Tuesday, January 10, 2012

Paper money

We only use paper money here in Belarus; no coins. I was surprised after the recent inflationary runup to discover that we still use ten-ruble notes. They sure don’t buy anything, but the same way we keep using pennies in the USA, we keep using ten-ruble notes here. The best thing I can say for them is that they fatten our wallets and perhaps we can feel a bit richer for that.

I try to avoid the little money, but I’m afraid to leave it lying on the counter for fear of appearing to be a foreign snob. So I just make sure to spend it as quickly as possible after I receive it. This doesn’t always work, because the people who deal most often with little bills also prefer to get rid of them. Sometimes I give small bills to cashiers hoping to round up to the point where I can get back a big bill only to get back the same small bills and more in my change. For example, when I paid for lunch today at the university cafeteria, I offered a few small bills. If I had another 100-ruble note to reach the point where she could give me 500 rubles change, she would have played along. As it was, she refused my trashy little banknotes and gave me some more.
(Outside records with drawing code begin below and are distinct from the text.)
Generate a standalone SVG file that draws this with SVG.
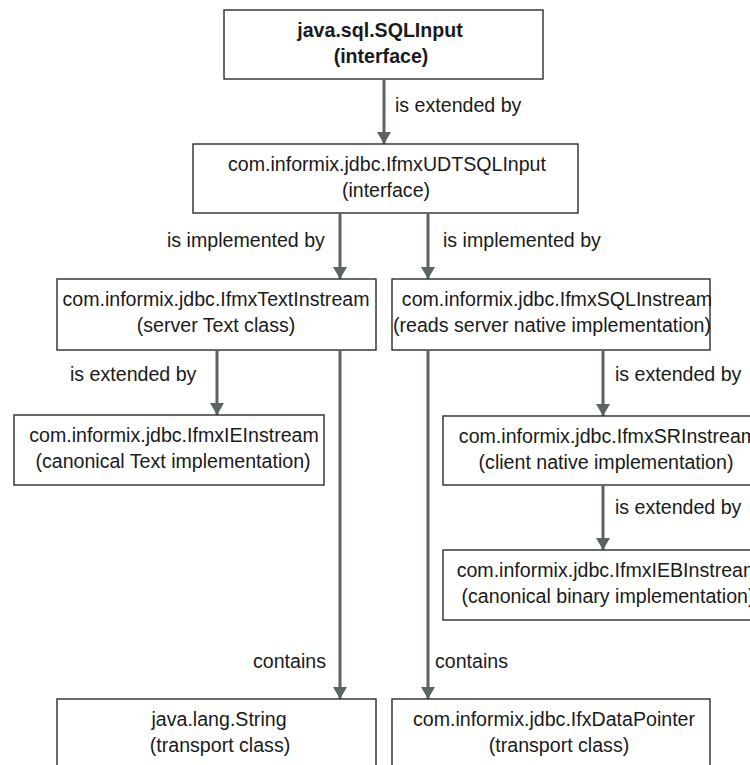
<svg xmlns="http://www.w3.org/2000/svg" width="750" height="765" viewBox="0 0 750 765">
<style>
.box{fill:#fff;stroke:#2b2b2b;stroke-width:1.4}
.t{font-family:"Liberation Sans",Arial,sans-serif;font-size:19.6px;fill:#1a1a1a;text-anchor:middle}
.b{font-weight:bold}
.lbl{font-family:"Liberation Sans",Arial,sans-serif;font-size:19.6px;fill:#1a1a1a}
.c{stroke:#5b6462;stroke-width:3;fill:none;marker-end:url(#ah)}
</style>
<defs>
<marker id="ah" markerUnits="userSpaceOnUse" markerWidth="14" markerHeight="16" refX="12" refY="7" orient="auto" viewBox="0 0 14 16">
<path d="M0,0 L12,7 L0,14 z" fill="#5b6462"/>
</marker>
</defs>
<rect width="750" height="765" fill="#fff"/>
<g id="connectors">
<line class="c" x1="384" y1="80" x2="384" y2="144"/>
<line class="c" x1="340" y1="214" x2="340" y2="279"/>
<line class="c" x1="428" y1="214" x2="428" y2="279"/>
<line class="c" x1="217" y1="351" x2="217" y2="415"/>
<line class="c" x1="340" y1="351" x2="340" y2="699"/>
<line class="c" x1="603" y1="351" x2="603" y2="416"/>
<line class="c" x1="428" y1="351" x2="428" y2="699"/>
<line class="c" x1="603" y1="486" x2="603" y2="550"/>
<text class="lbl" x="395" y="112">is extended by</text>
<text class="lbl" x="167" y="247">is implemented by</text>
<text class="lbl" x="443" y="247">is implemented by</text>
<text class="lbl" x="70" y="381">is extended by</text>
<text class="lbl" x="615" y="381">is extended by</text>
<text class="lbl" x="615" y="514">is extended by</text>
<text class="lbl" x="253" y="668">contains</text>
<text class="lbl" x="435" y="668">contains</text>
</g>
<g id="sqlinput">
<rect class="box" x="224" y="10" width="319" height="69"/>
<text class="t b" x="380" y="37">java.sql.SQLInput</text>
<text class="t b" x="381" y="63">(interface)</text>
</g>
<g id="udtsqlinput">
<rect class="box" x="193" y="144" width="385" height="69"/>
<text class="t" x="387" y="171">com.informix.jdbc.IfmxUDTSQLInput</text>
<text class="t" x="386" y="197">(interface)</text>
</g>
<g id="textinstream">
<rect class="box" x="57" y="279" width="319" height="71"/>
<text class="t" x="216" y="306">com.informix.jdbc.IfmxTextInstream</text>
<text class="t" x="216" y="332">(server Text class)</text>
</g>
<g id="sqlinstream">
<rect class="box" x="392" y="279" width="318" height="71"/>
<text class="t" x="557" y="306">com.informix.jdbc.IfmxSQLInstream</text>
<text class="t" x="552" y="332">(reads server native implementation)</text>
</g>
<g id="ieinstream">
<rect class="box" x="14" y="415" width="310" height="70"/>
<text class="t" x="174" y="442">com.informix.jdbc.IfmxIEInstream</text>
<text class="t" x="173" y="468">(canonical Text implementation)</text>
</g>
<g id="srinstream">
<rect class="box" x="443" y="416" width="320" height="69"/>
<text class="t" x="608" y="443">com.informix.jdbc.IfmxSRInstream</text>
<text class="t" x="606" y="469">(client native implementation)</text>
</g>
<g id="iebinstream">
<rect class="box" x="443" y="550" width="320" height="70"/>
<text class="t" x="608" y="577">com.informix.jdbc.IfmxIEBInstream</text>
<text class="t" x="608" y="603">(canonical binary implementation)</text>
</g>
<g id="string">
<rect class="box" x="57" y="699" width="319" height="80"/>
<text class="t" x="219" y="726">java.lang.String</text>
<text class="t" x="220" y="752">(transport class)</text>
</g>
<g id="datapointer">
<rect class="box" x="392" y="699" width="318" height="80"/>
<text class="t" x="554" y="726">com.informix.jdbc.IfxDataPointer</text>
<text class="t" x="559" y="752">(transport class)</text>
</g>
</svg>
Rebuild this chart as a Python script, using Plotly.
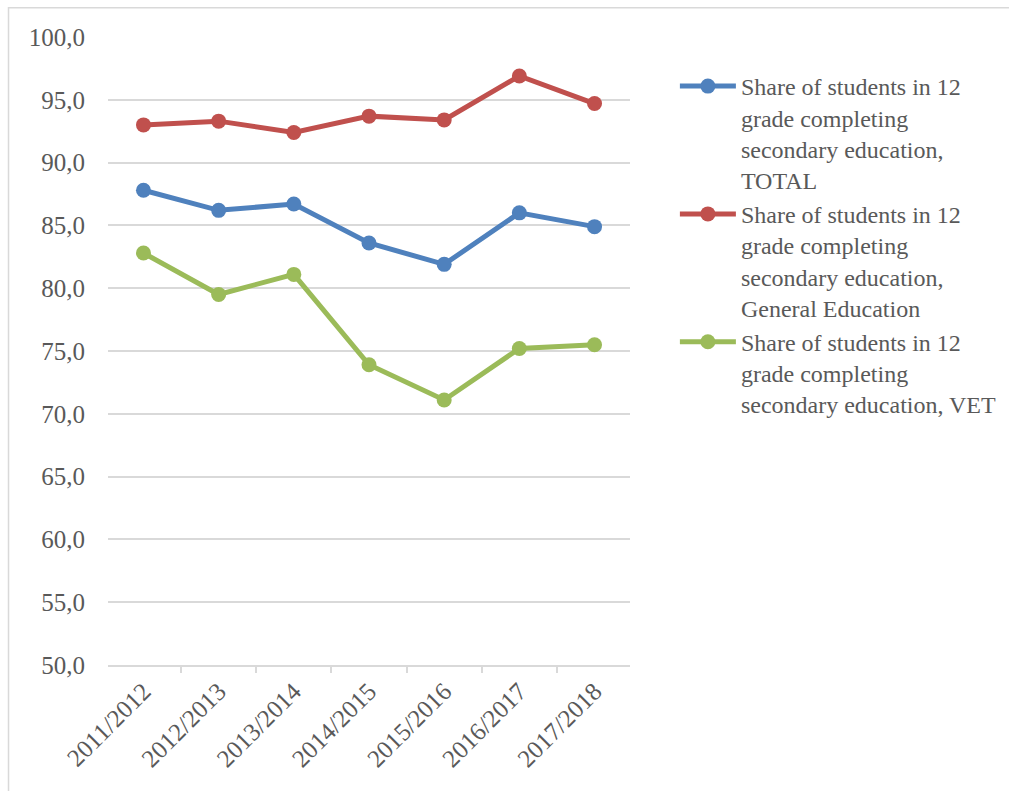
import plotly.graph_objects as go

# School years on the category axis
years = ["2011/2012", "2012/2013", "2013/2014", "2014/2015",
         "2015/2016", "2016/2017", "2017/2018"]

# Share of 12th-grade students completing secondary education (%)
total = [87.8, 86.2, 86.7, 83.6, 81.9, 86.0, 84.9]
general_edu = [93.0, 93.3, 92.4, 93.7, 93.4, 96.9, 94.7]
vet = [82.8, 79.5, 81.1, 73.9, 71.1, 75.2, 75.5]

series_names = [
    "Share of students in 12<br>grade completing<br>secondary education,<br>TOTAL",
    "Share of students in 12<br>grade completing<br>secondary education,<br>General Education",
    "Share of students in 12<br>grade completing<br>secondary education, VET",
]
series_values = [total, general_edu, vet]
series_colors = ["#4F81BD", "#C0504D", "#9BBB59"]

FONT = "Liberation Serif"
TEXT_GRAY = "#595959"
GRID_GRAY = "#d9d9d9"

fig = go.Figure()
for name, vals, col in zip(series_names, series_values, series_colors):
    fig.add_trace(go.Scatter(
        x=years, y=vals, name=name, mode="lines+markers",
        line=dict(color=col, width=5),
        marker=dict(color=col, size=15),
    ))

fig.update_layout(
    width=1009, height=791,
    margin=dict(l=108, r=379, t=37, b=126, autoexpand=False),
    paper_bgcolor="white", plot_bgcolor="white",
    separators=",.",
    font=dict(family=FONT, size=24, color=TEXT_GRAY),
    showlegend=True,
    legend=dict(
        x=1.086, y=0.957, xanchor="left", yanchor="top",
        valign="top", itemwidth=56,
        font=dict(family=FONT, size=24, color=TEXT_GRAY),
        bgcolor="rgba(0,0,0,0)",
    ),
    xaxis=dict(
        type="category", tickson="boundaries",
        ticks="outside", ticklen=6, tickcolor=GRID_GRAY, tickwidth=1.5,
        showline=True, linecolor=GRID_GRAY, linewidth=1.5,
        showgrid=False, tickangle=-45,
        tickfont=dict(family=FONT, size=25, color=TEXT_GRAY),
    ),
    yaxis=dict(
        range=[50, 100], dtick=5, tickformat=".1f",
        showgrid=True, gridcolor=GRID_GRAY, gridwidth=1.5,
        zeroline=False, showline=False, ticks="",
        tickfont=dict(family=FONT, size=25, color=TEXT_GRAY),
        ticklabelstandoff=22,
    ),
    shapes=[
        # outer chart frame (top and left edges visible)
        dict(type="rect", xref="paper", yref="paper",
             x0=-0.1906, x1=1.9, y0=-0.4, y1=1.0465,
             line=dict(color=GRID_GRAY, width=1.5), fillcolor="rgba(0,0,0,0)",
             layer="below"),
    ],
)

fig.write_html("out.html")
Now I have in the front of my wallet three 10-ruble notes, a 20 and some 50’s. I would have preferred at least to have a single 100-ruble note, but this is what I have. Curious, I calculated the value of 100 rubles. It’s just over a penny. Somebody warned me that it’s illegal to deface or destroy Belarusian currency, so I can’t even throw it away. Instead, I am alert like a cat on the hunt, ready to pounce the moment anybody opens a cash-box in front of me.